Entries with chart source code

··········

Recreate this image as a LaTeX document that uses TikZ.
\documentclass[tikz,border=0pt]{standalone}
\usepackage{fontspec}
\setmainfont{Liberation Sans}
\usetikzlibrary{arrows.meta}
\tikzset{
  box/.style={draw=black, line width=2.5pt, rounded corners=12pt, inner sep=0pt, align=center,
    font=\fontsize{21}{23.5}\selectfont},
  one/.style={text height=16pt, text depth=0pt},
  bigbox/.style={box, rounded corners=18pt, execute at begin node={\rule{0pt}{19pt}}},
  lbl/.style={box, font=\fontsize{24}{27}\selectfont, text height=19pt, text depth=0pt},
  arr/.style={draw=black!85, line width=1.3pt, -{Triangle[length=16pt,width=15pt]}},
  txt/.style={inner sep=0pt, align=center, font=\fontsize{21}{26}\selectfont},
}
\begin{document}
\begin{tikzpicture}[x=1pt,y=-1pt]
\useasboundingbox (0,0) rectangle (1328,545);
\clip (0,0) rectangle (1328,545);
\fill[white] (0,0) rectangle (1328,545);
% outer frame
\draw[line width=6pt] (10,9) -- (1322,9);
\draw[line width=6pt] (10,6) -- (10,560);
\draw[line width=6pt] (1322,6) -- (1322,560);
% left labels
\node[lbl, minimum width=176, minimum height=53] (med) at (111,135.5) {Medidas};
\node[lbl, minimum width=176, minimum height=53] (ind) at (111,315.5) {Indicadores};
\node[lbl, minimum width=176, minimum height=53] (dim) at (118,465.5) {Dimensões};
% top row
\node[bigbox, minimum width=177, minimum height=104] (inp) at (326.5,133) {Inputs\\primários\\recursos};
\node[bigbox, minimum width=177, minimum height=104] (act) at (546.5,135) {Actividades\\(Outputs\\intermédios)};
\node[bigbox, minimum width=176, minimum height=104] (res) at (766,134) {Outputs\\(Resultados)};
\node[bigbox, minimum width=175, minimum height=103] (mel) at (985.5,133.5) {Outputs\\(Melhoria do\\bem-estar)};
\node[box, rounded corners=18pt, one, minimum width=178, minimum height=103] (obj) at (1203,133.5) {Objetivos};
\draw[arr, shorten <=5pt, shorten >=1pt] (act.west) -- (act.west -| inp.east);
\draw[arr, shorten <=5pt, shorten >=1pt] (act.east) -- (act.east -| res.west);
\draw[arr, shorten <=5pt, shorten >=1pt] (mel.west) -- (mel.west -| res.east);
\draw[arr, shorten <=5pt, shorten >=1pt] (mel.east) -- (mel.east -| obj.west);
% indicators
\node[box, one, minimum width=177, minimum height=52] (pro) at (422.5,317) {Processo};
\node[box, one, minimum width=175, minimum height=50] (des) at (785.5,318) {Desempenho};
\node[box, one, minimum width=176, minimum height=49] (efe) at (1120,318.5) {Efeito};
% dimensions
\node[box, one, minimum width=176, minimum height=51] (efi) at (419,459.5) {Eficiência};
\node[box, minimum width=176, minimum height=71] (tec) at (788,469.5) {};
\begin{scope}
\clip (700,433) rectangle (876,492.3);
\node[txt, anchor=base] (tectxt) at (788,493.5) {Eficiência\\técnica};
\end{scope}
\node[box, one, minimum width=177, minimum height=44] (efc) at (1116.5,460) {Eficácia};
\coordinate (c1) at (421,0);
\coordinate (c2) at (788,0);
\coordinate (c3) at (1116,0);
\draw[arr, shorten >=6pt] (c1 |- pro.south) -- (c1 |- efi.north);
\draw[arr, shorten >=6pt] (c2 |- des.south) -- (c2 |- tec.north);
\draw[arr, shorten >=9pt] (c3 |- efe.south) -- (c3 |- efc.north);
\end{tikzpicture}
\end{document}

··········

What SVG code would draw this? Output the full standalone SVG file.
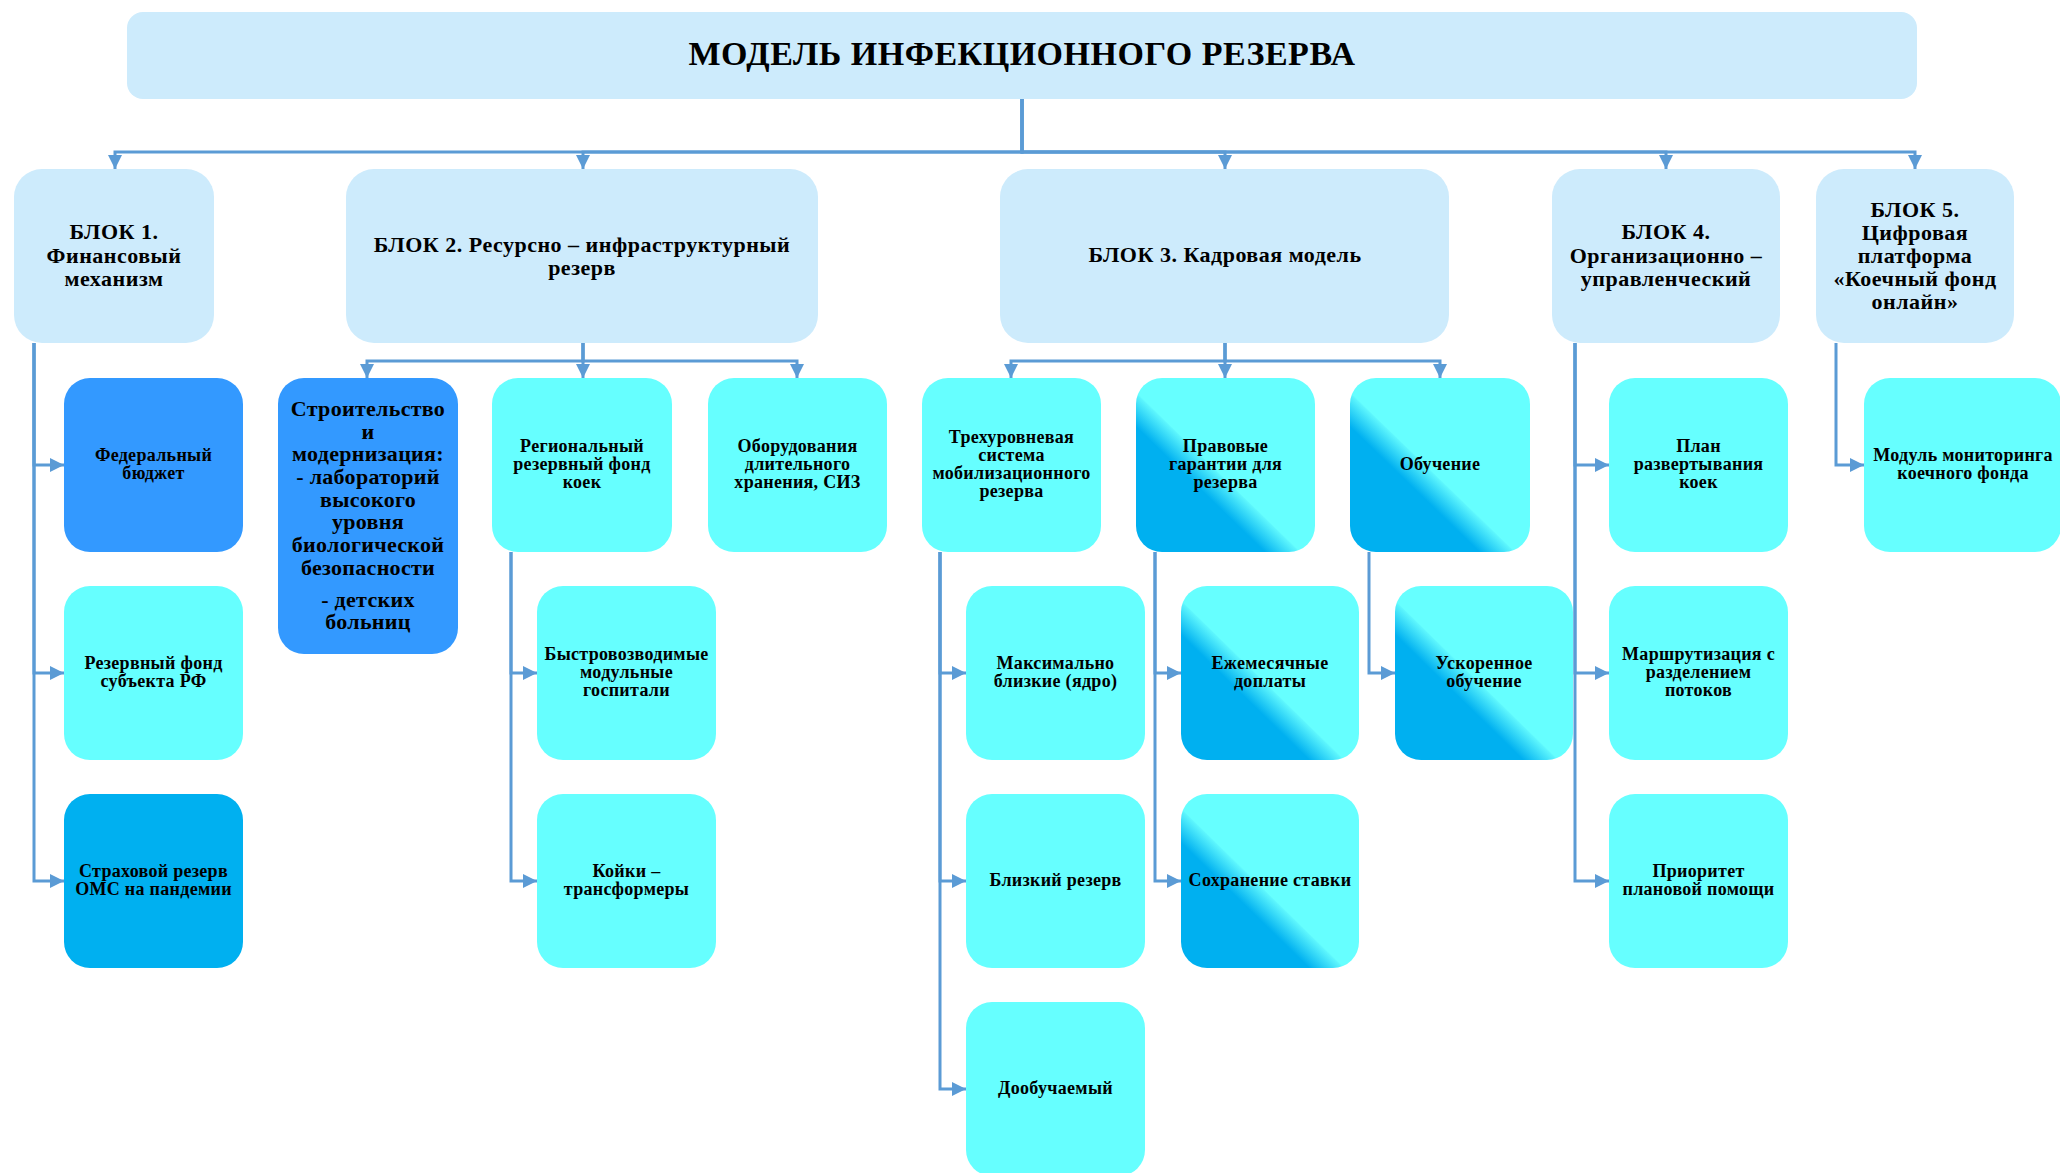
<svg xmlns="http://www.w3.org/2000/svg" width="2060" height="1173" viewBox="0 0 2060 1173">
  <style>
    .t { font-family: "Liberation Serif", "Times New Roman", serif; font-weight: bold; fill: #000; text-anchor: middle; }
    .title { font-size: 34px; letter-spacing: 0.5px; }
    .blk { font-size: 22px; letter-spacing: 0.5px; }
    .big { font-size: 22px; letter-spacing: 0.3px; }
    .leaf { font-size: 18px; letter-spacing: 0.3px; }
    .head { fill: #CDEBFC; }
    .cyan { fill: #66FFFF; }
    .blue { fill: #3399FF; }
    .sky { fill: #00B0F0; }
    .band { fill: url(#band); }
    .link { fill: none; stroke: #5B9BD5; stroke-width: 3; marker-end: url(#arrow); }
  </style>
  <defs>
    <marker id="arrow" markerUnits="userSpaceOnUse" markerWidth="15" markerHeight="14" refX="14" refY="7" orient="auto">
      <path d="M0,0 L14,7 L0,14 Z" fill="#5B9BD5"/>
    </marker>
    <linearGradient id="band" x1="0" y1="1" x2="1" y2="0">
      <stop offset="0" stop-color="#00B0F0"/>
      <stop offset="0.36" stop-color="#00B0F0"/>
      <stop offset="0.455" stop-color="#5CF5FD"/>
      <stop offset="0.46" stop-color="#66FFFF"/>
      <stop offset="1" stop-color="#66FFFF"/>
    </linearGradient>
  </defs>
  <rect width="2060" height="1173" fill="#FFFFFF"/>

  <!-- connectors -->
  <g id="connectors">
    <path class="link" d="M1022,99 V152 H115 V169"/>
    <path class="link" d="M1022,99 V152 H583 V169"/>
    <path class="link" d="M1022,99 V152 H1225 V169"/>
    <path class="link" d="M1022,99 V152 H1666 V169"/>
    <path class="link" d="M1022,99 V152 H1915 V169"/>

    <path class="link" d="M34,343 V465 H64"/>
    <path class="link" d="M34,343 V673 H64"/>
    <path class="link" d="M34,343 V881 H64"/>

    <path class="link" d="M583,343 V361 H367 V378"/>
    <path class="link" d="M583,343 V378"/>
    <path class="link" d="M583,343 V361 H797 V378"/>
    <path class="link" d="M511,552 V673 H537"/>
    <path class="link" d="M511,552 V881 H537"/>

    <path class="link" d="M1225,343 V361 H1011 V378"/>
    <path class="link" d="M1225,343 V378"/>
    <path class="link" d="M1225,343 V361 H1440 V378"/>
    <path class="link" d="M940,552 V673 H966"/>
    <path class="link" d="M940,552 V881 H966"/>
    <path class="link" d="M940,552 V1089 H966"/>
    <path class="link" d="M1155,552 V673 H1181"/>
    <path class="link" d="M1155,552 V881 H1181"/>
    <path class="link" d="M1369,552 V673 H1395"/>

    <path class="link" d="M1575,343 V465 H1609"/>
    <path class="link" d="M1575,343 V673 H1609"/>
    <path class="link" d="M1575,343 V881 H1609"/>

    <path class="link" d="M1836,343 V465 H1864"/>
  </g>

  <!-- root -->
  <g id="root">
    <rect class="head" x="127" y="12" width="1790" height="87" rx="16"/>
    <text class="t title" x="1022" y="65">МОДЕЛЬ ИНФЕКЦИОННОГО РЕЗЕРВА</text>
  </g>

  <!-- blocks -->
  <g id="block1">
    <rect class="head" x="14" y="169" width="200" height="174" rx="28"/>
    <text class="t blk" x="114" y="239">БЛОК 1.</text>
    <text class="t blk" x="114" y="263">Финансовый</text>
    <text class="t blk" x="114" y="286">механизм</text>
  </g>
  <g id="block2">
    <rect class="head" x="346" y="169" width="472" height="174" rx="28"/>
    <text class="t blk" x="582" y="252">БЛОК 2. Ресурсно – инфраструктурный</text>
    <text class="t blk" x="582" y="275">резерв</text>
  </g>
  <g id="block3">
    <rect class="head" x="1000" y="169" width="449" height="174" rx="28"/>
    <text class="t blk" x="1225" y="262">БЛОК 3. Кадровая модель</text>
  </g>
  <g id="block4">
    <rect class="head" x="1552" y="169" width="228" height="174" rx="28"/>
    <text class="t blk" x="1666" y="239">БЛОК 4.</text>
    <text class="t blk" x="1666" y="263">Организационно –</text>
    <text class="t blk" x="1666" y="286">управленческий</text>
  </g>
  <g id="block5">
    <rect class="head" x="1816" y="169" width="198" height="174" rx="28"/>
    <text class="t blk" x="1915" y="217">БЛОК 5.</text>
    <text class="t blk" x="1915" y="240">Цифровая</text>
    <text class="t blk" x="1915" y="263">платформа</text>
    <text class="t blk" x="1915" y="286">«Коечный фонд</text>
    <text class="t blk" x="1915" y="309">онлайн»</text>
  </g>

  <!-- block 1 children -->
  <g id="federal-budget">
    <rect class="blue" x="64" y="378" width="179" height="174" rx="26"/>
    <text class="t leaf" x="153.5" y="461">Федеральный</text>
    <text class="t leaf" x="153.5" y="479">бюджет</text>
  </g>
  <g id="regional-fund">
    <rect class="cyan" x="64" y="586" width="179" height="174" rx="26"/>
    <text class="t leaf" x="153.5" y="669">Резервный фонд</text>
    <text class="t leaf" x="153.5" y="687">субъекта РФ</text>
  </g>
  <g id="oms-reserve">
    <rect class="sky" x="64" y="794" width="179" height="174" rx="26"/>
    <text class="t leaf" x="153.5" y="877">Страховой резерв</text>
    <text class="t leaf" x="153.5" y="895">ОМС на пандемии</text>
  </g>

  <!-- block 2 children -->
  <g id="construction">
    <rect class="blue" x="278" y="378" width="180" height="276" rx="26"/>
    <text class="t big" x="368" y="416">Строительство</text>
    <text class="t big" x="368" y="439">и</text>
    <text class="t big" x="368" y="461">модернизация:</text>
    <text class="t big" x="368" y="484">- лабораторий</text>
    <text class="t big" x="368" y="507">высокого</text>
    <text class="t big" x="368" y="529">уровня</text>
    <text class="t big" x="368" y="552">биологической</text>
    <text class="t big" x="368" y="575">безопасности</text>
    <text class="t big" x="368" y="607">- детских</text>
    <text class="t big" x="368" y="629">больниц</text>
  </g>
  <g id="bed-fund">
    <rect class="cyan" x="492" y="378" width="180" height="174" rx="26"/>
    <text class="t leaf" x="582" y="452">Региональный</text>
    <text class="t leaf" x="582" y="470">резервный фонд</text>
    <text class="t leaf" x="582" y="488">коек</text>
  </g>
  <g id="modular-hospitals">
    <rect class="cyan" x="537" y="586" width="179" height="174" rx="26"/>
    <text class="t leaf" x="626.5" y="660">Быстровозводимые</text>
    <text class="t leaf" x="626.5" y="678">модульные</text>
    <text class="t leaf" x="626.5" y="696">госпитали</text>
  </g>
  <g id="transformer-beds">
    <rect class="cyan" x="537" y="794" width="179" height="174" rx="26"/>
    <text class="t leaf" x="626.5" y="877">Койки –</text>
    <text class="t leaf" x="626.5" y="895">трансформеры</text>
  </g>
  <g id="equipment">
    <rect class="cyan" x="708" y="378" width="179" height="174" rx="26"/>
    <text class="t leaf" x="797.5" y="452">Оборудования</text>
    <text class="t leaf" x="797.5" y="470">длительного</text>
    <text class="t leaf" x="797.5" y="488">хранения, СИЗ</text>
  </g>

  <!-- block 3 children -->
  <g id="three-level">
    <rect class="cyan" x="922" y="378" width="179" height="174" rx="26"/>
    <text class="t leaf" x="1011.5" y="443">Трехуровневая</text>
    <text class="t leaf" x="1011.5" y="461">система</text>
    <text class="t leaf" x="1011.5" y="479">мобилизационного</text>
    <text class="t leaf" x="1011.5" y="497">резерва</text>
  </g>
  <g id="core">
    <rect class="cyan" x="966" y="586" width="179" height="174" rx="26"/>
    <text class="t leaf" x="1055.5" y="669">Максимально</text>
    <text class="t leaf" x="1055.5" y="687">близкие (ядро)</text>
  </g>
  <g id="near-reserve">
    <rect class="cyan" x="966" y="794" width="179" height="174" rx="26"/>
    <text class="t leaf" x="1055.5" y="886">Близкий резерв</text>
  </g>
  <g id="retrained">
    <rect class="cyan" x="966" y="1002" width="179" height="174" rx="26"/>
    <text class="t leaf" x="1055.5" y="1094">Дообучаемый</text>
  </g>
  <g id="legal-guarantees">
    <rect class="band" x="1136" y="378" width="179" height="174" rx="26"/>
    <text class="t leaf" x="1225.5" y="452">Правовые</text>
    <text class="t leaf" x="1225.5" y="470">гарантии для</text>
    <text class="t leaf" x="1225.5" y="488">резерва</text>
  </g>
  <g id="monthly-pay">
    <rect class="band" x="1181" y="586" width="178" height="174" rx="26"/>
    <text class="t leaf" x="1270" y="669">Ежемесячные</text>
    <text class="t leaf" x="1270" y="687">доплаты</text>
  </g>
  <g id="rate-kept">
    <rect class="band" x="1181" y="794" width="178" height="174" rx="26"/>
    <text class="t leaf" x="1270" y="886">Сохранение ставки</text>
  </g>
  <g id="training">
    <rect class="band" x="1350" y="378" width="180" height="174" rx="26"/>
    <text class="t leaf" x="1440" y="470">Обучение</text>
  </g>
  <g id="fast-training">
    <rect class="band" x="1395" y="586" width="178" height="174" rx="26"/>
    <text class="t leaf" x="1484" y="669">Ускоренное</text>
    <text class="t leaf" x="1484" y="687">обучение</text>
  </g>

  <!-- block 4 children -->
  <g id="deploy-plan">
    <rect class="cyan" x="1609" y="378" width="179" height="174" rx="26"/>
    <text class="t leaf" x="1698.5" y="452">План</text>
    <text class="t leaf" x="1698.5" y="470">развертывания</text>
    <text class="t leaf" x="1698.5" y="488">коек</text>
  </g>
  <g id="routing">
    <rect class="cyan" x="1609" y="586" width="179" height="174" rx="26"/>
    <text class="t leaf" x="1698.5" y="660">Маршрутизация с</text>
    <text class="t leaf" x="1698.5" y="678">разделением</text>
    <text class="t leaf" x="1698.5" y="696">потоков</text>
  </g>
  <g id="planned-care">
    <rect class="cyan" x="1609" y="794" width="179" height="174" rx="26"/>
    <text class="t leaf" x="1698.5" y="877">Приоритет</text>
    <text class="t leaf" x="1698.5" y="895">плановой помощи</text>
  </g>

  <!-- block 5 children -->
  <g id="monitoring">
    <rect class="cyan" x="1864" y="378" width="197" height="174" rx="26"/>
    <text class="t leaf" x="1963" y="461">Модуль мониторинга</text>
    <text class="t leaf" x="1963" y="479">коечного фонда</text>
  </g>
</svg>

··········

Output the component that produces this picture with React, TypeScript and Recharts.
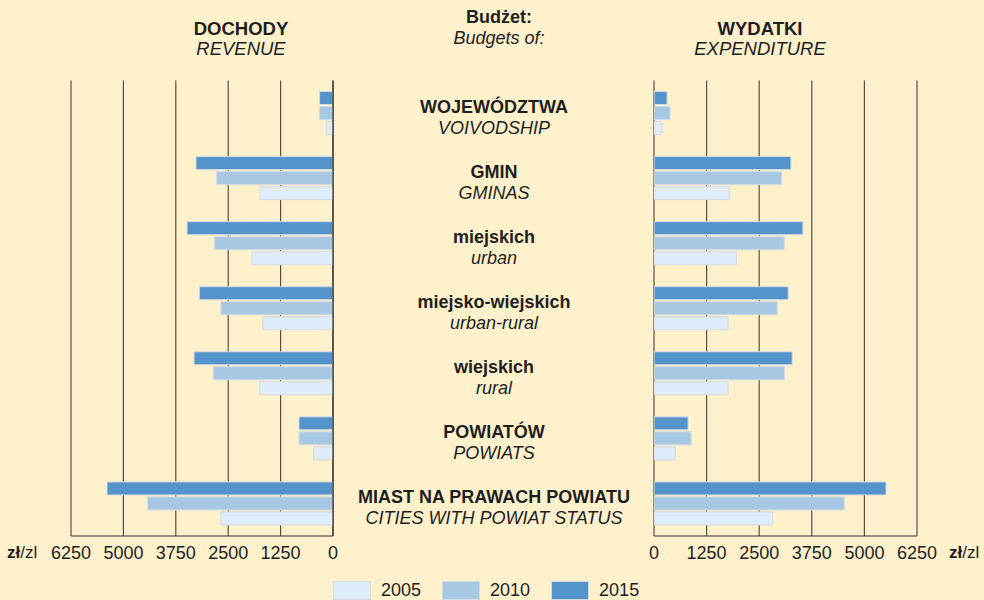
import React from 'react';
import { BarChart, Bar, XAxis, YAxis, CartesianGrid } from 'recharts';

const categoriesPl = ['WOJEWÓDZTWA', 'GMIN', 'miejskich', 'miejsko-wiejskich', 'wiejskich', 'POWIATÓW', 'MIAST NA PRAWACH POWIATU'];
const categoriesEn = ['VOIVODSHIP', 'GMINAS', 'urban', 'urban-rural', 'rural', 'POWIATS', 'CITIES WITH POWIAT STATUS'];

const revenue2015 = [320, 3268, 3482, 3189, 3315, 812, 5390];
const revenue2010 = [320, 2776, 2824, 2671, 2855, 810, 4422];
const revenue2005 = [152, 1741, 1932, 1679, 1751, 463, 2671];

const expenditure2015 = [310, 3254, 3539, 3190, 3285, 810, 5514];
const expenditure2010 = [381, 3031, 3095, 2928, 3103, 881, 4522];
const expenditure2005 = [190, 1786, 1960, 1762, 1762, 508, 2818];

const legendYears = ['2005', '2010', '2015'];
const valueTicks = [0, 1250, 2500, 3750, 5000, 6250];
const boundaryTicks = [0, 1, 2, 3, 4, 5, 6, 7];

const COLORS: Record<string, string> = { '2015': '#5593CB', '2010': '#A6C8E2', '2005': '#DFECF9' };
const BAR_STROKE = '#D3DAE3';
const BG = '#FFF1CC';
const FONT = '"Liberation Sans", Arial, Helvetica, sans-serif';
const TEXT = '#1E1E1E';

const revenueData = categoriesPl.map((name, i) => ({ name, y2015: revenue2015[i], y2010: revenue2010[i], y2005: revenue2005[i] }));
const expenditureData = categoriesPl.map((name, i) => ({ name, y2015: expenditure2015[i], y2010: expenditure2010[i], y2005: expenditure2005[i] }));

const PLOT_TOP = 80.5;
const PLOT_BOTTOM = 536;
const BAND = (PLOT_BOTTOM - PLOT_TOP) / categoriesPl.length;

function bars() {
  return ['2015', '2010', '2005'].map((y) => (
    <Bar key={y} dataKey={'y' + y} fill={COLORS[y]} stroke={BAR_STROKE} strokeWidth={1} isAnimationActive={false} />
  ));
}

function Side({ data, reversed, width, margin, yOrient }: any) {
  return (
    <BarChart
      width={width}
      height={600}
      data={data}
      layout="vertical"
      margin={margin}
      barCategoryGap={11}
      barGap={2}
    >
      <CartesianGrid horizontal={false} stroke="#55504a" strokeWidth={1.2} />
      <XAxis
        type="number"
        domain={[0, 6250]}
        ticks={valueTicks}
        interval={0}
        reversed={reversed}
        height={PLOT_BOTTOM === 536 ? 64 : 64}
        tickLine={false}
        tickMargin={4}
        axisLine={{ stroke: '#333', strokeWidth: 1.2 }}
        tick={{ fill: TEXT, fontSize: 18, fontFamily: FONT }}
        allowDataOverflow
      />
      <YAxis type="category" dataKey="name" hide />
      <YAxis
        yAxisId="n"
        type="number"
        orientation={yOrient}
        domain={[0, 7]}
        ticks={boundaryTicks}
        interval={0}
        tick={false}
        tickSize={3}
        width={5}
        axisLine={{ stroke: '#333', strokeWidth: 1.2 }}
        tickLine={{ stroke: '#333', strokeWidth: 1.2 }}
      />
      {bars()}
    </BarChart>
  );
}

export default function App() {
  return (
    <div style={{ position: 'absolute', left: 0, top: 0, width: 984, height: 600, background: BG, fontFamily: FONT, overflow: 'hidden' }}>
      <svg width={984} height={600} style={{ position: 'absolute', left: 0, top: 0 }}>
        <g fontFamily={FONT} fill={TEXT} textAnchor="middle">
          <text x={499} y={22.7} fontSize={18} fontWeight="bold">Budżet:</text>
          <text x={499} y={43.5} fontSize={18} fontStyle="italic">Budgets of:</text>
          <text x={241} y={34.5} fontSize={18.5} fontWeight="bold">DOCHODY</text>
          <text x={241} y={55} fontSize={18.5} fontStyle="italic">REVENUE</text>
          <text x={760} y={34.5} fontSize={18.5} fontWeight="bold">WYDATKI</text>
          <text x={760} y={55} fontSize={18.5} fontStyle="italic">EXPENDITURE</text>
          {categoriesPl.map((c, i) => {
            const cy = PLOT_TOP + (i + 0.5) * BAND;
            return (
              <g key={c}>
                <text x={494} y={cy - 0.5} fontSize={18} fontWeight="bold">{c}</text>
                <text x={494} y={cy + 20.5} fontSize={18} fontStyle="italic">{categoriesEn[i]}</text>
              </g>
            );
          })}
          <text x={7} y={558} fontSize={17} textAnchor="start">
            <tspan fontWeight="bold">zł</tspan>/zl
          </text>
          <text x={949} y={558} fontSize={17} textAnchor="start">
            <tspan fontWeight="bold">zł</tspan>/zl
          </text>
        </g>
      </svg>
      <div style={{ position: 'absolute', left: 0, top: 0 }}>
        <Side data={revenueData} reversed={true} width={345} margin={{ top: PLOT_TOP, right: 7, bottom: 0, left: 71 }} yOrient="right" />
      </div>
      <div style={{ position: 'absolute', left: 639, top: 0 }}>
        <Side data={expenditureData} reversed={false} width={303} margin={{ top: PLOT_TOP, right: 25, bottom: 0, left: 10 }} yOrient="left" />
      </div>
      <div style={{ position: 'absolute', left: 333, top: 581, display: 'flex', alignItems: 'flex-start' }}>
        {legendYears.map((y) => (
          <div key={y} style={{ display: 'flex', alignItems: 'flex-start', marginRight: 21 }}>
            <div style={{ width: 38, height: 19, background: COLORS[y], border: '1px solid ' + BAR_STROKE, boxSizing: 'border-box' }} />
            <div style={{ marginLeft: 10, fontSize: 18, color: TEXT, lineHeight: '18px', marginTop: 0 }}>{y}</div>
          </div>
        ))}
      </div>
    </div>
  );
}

··········

PROBLEM REQUIREMENTS
Look above for the line containing "Output the component", then write out every line from there down to the line containing "const revenue2005 = [152, 1741, 1932, 1679, 1751, 463, 2671];", that line included, with no pictures.

EXERCISE SOLUTION
Output the component that produces this picture with React, TypeScript and Recharts.
import React from 'react';
import { BarChart, Bar, XAxis, YAxis, CartesianGrid } from 'recharts';

const categoriesPl = ['WOJEWÓDZTWA', 'GMIN', 'miejskich', 'miejsko-wiejskich', 'wiejskich', 'POWIATÓW', 'MIAST NA PRAWACH POWIATU'];
const categoriesEn = ['VOIVODSHIP', 'GMINAS', 'urban', 'urban-rural', 'rural', 'POWIATS', 'CITIES WITH POWIAT STATUS'];

const revenue2015 = [320, 3268, 3482, 3189, 3315, 812, 5390];
const revenue2010 = [320, 2776, 2824, 2671, 2855, 810, 4422];
const revenue2005 = [152, 1741, 1932, 1679, 1751, 463, 2671];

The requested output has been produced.